Required task: From the listing below, return each line that includes "source".

Data excerpts:
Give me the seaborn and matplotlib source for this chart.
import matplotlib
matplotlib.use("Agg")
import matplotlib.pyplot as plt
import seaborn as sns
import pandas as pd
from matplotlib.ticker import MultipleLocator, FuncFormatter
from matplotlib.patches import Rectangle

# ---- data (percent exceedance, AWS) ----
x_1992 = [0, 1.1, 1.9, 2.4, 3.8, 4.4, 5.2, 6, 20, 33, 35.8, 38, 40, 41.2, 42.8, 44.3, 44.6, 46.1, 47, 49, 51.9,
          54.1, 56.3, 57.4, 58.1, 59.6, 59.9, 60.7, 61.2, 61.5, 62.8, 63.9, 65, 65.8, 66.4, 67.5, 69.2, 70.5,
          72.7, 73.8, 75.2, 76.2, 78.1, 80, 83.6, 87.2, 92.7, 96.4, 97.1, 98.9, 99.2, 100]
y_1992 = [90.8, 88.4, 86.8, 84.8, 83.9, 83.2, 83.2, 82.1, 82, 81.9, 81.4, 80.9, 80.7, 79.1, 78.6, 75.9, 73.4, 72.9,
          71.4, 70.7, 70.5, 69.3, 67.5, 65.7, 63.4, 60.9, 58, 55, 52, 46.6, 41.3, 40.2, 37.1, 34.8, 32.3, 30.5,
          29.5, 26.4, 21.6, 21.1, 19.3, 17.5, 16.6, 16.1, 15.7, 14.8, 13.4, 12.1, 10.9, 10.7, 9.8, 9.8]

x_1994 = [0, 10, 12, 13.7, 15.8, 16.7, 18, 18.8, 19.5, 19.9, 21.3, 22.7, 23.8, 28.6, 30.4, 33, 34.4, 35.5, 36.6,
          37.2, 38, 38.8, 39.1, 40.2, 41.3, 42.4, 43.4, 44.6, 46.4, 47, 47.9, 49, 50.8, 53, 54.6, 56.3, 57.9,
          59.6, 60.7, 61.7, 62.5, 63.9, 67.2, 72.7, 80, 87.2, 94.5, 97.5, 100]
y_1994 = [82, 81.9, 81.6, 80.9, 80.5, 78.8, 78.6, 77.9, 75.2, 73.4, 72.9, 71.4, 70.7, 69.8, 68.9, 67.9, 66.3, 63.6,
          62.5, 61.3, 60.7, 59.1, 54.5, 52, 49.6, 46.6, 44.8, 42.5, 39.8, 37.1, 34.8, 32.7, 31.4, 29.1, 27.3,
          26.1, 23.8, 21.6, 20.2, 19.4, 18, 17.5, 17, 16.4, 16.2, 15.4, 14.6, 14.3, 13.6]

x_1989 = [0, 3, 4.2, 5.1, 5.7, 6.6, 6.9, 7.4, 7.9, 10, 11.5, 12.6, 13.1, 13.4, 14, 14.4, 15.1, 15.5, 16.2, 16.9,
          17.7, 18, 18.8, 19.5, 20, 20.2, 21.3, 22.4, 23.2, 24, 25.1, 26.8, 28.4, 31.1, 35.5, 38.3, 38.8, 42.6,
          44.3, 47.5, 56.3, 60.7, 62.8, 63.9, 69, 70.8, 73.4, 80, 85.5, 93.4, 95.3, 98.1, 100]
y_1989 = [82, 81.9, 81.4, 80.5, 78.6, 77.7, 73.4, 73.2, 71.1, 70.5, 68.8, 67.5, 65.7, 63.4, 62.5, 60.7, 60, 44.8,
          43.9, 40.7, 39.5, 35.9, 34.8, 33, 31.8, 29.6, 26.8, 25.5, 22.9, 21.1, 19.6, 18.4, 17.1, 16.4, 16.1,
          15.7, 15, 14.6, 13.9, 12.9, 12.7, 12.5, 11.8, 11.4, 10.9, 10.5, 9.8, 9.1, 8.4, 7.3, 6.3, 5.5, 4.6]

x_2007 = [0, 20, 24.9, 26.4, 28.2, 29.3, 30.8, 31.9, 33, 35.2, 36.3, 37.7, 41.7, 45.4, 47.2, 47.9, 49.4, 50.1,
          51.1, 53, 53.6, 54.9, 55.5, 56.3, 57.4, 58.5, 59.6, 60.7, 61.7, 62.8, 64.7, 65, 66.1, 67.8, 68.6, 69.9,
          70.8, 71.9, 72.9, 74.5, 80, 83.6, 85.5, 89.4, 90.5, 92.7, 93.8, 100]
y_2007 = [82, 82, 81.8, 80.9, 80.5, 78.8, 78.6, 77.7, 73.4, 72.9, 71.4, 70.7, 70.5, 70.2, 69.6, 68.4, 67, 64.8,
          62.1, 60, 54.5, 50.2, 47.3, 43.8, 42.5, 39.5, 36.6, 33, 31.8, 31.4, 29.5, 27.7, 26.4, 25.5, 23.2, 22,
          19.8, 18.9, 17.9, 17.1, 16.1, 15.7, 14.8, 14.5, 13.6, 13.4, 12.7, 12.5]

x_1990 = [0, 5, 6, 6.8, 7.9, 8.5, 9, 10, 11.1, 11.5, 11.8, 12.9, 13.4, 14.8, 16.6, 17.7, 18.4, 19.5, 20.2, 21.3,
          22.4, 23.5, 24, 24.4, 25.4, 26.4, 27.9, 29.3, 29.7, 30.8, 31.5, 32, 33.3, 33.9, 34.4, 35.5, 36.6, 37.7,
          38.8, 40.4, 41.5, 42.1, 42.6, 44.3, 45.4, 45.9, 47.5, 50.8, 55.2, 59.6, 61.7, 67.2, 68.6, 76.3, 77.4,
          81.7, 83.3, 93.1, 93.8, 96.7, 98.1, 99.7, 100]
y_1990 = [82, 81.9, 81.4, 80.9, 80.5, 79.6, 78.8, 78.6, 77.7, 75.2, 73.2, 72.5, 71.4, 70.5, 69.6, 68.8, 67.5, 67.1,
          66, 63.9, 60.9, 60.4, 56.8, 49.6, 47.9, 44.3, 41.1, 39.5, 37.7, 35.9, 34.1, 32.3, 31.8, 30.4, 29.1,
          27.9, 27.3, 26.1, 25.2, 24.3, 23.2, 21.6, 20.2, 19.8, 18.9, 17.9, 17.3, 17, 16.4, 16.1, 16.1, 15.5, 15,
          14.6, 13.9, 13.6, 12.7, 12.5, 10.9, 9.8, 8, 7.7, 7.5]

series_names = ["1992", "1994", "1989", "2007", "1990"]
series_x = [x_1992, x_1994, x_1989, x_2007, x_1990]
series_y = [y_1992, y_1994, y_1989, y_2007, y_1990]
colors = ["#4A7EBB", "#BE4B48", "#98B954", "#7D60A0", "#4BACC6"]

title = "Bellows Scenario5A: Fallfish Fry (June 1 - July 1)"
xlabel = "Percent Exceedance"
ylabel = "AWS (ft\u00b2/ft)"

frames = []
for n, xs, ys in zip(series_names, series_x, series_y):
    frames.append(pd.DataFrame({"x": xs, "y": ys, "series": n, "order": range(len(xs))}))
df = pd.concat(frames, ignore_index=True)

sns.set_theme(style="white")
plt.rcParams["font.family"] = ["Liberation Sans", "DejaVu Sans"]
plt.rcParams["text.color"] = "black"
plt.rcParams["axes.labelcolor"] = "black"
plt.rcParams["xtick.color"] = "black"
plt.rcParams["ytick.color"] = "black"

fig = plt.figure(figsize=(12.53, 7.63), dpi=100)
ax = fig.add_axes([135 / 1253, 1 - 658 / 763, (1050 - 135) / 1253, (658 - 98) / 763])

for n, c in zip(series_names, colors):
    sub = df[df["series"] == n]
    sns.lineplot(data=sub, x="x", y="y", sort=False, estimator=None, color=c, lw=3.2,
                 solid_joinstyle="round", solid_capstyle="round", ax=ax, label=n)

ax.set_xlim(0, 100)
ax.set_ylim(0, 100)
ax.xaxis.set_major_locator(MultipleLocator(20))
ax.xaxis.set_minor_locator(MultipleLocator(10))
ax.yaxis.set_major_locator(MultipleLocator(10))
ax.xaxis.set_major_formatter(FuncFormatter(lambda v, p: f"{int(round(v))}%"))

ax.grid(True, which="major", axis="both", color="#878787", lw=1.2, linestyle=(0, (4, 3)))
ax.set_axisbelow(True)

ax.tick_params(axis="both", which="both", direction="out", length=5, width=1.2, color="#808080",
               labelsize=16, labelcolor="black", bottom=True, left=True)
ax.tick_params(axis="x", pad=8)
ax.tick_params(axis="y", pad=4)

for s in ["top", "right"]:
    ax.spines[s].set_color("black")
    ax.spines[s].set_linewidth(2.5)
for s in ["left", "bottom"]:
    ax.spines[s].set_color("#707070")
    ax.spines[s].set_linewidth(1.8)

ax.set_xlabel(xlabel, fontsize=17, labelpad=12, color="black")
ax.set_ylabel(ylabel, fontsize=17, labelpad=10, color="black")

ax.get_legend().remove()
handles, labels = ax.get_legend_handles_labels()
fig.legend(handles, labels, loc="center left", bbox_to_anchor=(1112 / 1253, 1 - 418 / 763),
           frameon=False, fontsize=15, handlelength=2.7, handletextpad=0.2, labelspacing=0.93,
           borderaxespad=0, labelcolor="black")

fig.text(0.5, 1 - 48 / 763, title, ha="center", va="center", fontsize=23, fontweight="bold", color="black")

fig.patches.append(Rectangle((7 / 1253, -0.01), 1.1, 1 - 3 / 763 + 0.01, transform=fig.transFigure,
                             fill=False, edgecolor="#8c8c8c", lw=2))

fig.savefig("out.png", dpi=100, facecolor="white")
* * *
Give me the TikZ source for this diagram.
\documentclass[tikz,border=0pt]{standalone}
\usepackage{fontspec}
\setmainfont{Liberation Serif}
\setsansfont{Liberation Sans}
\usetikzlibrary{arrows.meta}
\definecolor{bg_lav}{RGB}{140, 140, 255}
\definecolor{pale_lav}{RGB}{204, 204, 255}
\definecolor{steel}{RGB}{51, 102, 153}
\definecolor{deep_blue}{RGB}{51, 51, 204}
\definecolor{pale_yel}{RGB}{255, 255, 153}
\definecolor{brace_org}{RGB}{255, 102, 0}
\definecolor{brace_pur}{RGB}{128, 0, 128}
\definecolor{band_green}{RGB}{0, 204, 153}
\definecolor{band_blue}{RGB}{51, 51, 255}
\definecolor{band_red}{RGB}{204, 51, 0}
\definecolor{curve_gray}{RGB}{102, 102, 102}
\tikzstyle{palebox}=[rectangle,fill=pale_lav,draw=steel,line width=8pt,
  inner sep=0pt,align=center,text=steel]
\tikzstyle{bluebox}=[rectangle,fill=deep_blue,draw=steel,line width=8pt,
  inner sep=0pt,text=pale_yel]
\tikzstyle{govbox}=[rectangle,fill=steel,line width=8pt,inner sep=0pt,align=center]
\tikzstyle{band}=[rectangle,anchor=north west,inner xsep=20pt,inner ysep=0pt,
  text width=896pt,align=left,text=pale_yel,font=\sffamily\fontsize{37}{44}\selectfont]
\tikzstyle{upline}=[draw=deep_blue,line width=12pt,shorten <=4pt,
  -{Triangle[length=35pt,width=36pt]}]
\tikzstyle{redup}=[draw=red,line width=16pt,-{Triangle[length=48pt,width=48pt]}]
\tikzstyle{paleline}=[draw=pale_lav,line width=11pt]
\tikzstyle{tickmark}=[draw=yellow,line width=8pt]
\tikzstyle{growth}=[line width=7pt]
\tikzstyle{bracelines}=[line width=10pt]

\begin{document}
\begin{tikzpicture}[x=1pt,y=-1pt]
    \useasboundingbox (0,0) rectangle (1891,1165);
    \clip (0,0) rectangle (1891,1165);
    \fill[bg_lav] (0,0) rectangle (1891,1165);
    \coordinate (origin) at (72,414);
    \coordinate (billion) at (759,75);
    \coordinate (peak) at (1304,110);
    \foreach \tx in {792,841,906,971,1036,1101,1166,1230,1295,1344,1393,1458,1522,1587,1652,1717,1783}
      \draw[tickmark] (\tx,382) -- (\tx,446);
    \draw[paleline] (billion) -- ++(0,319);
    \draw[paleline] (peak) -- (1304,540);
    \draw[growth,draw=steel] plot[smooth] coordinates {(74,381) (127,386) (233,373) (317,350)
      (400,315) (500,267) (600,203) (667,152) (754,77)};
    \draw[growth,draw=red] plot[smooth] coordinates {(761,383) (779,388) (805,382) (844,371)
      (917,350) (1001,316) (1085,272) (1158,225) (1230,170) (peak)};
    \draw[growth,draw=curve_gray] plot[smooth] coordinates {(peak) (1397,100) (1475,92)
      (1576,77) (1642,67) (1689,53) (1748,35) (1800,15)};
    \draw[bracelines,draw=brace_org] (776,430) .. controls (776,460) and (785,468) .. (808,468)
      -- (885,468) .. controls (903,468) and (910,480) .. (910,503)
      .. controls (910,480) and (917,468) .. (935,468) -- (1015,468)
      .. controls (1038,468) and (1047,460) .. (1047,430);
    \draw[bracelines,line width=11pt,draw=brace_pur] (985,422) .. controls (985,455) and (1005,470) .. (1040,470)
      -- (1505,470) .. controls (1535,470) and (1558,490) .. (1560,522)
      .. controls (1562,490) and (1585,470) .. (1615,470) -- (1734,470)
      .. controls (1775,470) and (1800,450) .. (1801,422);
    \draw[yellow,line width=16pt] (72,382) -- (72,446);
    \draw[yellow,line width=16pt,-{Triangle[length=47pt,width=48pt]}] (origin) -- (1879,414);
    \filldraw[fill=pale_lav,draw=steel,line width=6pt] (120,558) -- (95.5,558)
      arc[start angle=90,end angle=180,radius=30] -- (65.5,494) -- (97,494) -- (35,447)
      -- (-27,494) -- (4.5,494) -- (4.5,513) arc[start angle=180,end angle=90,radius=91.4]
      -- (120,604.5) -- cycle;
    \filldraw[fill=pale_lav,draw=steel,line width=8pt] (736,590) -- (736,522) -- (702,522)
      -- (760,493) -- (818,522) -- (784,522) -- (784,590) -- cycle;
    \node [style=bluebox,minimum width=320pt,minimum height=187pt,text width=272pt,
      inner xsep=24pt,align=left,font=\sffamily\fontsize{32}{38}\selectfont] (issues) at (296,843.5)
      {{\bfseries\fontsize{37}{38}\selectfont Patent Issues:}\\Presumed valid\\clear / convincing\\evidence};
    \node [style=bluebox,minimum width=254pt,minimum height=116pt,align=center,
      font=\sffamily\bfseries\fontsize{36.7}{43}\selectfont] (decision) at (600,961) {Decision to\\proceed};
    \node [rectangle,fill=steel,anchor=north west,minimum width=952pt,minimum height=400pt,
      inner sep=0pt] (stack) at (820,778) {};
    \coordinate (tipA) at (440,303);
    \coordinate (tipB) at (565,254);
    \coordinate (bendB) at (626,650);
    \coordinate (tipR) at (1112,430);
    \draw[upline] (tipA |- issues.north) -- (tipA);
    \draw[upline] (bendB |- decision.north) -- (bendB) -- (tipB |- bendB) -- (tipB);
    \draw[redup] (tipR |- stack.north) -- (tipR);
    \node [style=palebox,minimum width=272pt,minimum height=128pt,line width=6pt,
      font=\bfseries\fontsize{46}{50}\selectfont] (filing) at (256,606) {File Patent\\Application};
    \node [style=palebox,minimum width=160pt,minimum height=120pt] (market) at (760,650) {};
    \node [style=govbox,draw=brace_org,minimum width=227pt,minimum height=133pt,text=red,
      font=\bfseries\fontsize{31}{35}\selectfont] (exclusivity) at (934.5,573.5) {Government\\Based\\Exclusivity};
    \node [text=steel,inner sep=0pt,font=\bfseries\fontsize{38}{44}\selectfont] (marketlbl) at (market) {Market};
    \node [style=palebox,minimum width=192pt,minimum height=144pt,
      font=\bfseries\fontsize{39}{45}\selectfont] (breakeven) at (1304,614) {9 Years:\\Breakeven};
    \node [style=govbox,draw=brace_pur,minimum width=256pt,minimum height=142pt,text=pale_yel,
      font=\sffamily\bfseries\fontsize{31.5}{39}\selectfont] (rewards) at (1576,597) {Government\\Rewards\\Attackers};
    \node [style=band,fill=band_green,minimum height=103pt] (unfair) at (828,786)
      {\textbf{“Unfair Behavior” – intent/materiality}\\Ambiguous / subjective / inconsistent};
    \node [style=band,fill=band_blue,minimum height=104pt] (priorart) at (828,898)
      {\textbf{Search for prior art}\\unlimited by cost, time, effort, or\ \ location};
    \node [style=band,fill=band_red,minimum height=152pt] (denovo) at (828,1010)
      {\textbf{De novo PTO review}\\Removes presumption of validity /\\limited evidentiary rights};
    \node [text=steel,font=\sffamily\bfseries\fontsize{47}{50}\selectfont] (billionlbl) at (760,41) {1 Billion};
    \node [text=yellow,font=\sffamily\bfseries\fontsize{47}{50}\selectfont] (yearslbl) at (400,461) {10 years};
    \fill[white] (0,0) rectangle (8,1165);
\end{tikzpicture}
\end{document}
* * *
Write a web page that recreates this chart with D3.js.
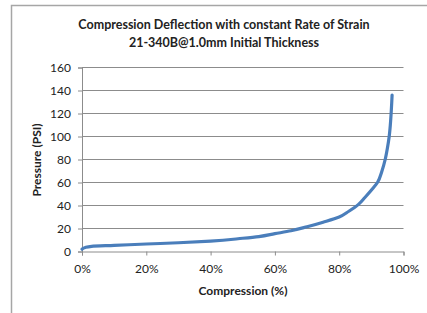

The completed task:
Give me the seaborn and matplotlib source for this chart.
Give me the TikZ source for this diagram.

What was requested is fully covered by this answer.